With book publishing undergoing such major changes and so many of my colleagues and clients discouraged by these, one wonders whether the experience of having a first book published will ever be as satisfying as it once was. The answer is “yes!” Last week one of my projects, a first book, had an incredibly exciting and successful launch.
Five years ago, I read the obituary of Robert Giroux and I thought that there might be a wonderful story about Farrar Straus & Giroux and its authors during its heyday. I thought about who might write this book and read a very good piece in New York Magazine written by a young writer named Boris Kachka. Boris and I talked and, though he was initially doubtful about whether such a book would sell, he decided to tackle it.

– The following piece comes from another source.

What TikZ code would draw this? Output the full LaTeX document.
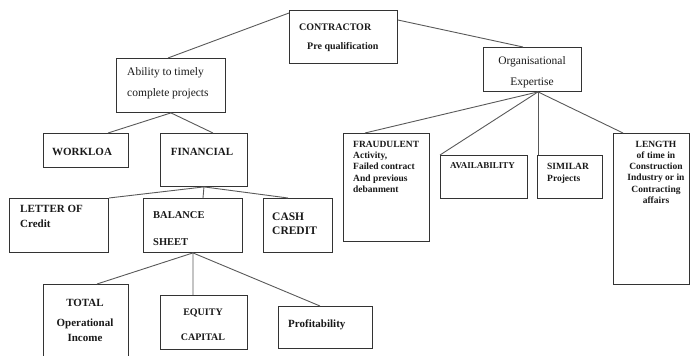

The idea then became his and the result, five years later is HOTHOUSE: The Art of Survival and the Survival of Art at America’s Most Celebrated Publishing House, Farrar Straus & Giroux. The success of the book, as is always the case, was dependent on a number of factors:
1) The manuscript was well written and told a compelling story.
2) The editing was brilliant.
3) The launch of the book was thoroughly thought out and extremely well timed.
In fact, Boris produced a terrific manuscript which even in draft form was a real page turner. Then his editor Jofie Ferrari-Adler did an incredible job of editing the narrative.
Finally, with Jofie’s passionate mentorship, Simon & Schuster strategically sent out galleys to writers and independent booksellers for quotes. Authors, including Toni Morrison, Junot Diaz, and Larry McMurtry, and dozens of independent booksellers commented on how terrific the material was.
The title topped the August non-fiction Independent Bookseller Recommended list and then the publisher distributed a superb marketing brochure conceived by publishing icon Michael Korda and developed by Jofie, his team and Boris. Check it out:
In this day of digital distribution, the brochure was mailed out to hundreds of people and the reaction was instantaneous and incredibly enthusiastic. Everyone who received it wanted an advance copy of the book.
HOTHOUSE was reprinted before it was published on August 6th and was celebrated at a publishing party in the Roundtable Room at the Algonquin.
Of course we don’t know what will ultimately happen in this story, but of one thing I am sure. As I stood listening to Boris talk at his launch party, I thought, “This is why I love the publishing business!”